## WHAT TO DO
Find, in the records below, the line that contains "Rebuild this chart" and the line that contains "import plotly.graph_objects as go". Copy those two lines and everything between them exactly, but not the pictures.

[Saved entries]
+===+

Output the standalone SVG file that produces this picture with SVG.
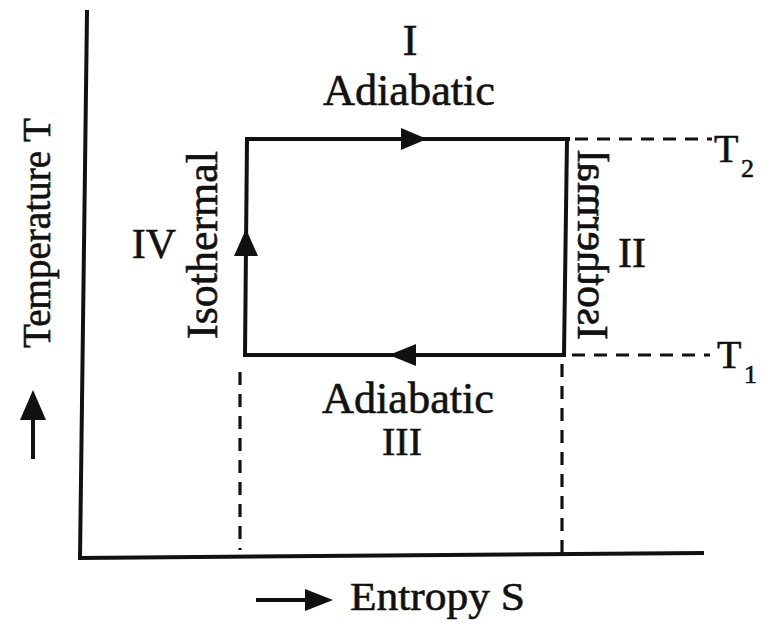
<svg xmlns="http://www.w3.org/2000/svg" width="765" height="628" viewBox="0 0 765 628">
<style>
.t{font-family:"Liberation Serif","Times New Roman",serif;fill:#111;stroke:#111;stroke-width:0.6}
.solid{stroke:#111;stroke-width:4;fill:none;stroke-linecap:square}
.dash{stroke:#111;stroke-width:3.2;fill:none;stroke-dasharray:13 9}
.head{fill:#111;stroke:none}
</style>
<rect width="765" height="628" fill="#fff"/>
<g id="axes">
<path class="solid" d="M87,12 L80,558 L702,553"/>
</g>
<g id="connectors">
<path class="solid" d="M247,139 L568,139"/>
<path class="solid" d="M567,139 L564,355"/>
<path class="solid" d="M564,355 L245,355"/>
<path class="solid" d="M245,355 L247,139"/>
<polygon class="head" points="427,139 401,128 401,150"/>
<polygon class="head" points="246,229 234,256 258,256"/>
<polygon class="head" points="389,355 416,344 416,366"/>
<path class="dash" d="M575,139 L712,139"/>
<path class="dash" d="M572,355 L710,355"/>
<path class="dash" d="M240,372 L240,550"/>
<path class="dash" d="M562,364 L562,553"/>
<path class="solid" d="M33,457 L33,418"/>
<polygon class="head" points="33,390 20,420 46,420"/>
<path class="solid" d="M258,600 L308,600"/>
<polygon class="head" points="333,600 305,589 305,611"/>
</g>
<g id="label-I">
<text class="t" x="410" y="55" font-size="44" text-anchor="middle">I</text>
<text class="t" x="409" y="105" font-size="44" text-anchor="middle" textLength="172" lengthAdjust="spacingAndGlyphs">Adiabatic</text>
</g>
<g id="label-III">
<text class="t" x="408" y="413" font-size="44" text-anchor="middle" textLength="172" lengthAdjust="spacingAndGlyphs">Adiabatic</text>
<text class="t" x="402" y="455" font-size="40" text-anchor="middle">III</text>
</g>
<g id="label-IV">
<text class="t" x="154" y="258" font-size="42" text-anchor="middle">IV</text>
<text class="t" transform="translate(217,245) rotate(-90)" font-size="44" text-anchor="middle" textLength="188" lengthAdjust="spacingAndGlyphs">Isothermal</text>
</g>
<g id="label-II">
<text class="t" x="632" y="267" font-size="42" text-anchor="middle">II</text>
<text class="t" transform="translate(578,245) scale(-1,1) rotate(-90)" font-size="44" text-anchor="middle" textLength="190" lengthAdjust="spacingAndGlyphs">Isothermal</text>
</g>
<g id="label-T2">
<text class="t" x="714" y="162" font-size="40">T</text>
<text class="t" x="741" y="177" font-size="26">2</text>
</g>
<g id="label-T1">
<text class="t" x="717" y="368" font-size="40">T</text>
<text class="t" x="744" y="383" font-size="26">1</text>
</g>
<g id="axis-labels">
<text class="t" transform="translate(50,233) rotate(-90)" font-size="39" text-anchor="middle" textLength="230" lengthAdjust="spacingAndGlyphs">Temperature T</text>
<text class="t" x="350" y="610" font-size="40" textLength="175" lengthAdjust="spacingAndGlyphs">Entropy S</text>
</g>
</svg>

+===+

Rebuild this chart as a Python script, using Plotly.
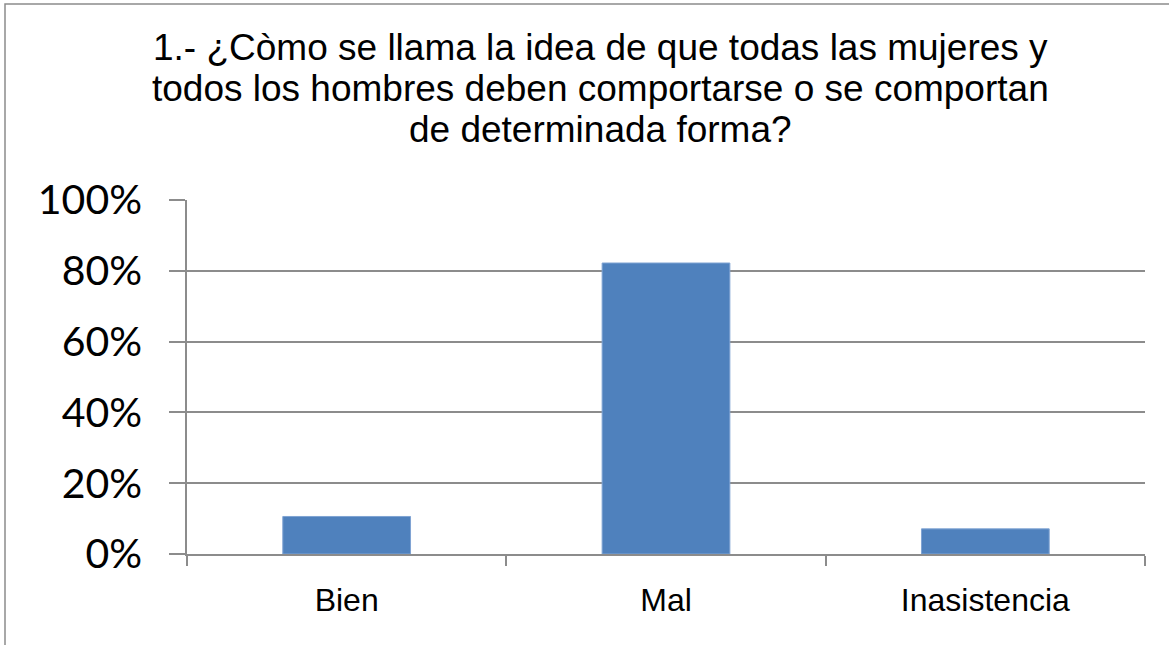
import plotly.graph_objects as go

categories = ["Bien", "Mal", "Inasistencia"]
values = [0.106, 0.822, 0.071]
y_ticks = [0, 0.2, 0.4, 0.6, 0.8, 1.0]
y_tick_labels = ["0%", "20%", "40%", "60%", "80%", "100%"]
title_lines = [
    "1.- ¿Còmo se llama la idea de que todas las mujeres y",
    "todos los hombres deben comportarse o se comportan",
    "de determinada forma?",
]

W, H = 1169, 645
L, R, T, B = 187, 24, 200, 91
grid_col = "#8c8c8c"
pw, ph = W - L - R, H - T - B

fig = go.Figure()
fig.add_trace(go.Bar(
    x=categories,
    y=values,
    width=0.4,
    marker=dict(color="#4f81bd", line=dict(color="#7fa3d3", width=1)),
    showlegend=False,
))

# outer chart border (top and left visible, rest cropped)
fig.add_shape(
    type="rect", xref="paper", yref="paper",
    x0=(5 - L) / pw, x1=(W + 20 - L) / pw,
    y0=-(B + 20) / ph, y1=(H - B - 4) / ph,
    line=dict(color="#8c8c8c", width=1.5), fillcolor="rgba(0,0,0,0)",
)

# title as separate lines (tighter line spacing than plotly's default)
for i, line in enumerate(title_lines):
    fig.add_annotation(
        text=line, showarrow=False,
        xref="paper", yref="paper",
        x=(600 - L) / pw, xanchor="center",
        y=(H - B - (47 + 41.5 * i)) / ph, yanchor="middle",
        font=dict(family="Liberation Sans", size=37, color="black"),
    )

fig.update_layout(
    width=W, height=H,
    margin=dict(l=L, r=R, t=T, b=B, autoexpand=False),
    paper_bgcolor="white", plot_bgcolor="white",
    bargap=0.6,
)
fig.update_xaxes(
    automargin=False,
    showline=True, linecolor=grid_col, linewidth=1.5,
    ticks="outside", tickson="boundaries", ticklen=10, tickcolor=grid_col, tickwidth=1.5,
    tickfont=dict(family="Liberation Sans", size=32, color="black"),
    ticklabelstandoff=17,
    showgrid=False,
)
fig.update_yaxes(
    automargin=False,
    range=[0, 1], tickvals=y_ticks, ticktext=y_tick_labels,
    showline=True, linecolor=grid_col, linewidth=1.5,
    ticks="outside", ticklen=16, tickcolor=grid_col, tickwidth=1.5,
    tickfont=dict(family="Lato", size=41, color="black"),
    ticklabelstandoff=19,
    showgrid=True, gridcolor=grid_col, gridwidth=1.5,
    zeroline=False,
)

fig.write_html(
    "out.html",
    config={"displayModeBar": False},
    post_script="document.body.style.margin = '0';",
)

+===+

## RESPONSE BELOW
Rebuild this chart as a Python script, using Plotly.
import plotly.graph_objects as go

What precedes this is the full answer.